Mich ängstigt das Verfängliche / Im widrigen Geschwätz, / Wo nichts verharret, alles flieht, / Wo schon verschwunden was man sieht; / Und mich umfängt das bängliche, / Das graugestrickte Netz.
    Nicht ausschließlich, aber doch vorrangig nimmt Goethe mit zunehmendem Alter die Gesellschaft als ein solches
graugestricktes Netz
wahr
,
worin man sich allzu leicht verfängt und um sein Bestes betrogen wird. Später wird man das ›Entfremdung‹ nennen. Man muß sich maskieren, noch schlimmer, es wird einem eine Maske aufgesetzt, und am Ende weiß man gar nicht mehr, wer man denn nun wirklich ist. So kann es einem geschehen,
daß zwischen das Beste und Erfreulichste der absurde Weltlauf sich immer hineindrängt.
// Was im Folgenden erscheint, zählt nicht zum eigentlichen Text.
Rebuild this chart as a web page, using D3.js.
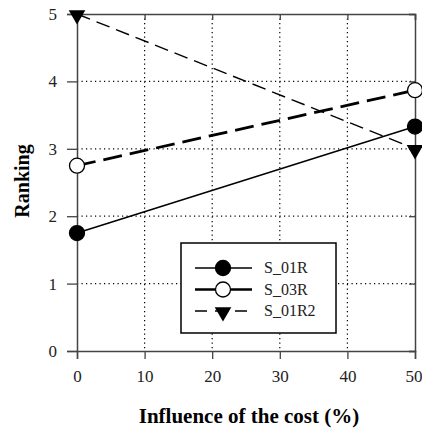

    Solche Gesellschaftskritik hat natürlich eine lange Tradition, aber auffällig ist doch, daß Goethes Unbehagen an der Gesellschaft in dem historischen Augenblick zunimmt, als die Gesellschaft in der Folge der Französischen Revolution als Ort der Idee und der Wahrheit entdeckt wird. Es war Hegel – Goethe hatte ihn nach Jena berufen und verkehrte fast freundschaftlich mit ihm –, der auf höchstem philosophischen Niveau die so verstandene Gesellschaft adelte. Seit Hegel gibt es diesen neuen Typus des Philosophierens. Zuvor dominierte die überschaubare Dualität: hier der Mensch und dort das Sein, ob göttlich oder natürlich. Seit Hegel schiebt sich nun die neu entdeckte Welt der Gesellschaft zwischen die beiden Pole. Die Gesellschaft (mitsamt ihrer Geschichte) wird nun zu jenem Absoluten, worin alle sonstigen Gegensätze und Polaritäten enthalten sind. Gesellschaft ist, nach Hegel, objektiver Geist. Bisher war Gesellschaft bloß wirklich, jetzt wird sie eine Wahrheit. Die alte Metaphysik des Seins verschwindet in dieser neuen Metaphysik der Gesellschaft, und die alten religiösen Einstellungen – Glaube, Liebe, Hoffnung – werden auf die Gesellschaft und ihre Fortschritte bezogen.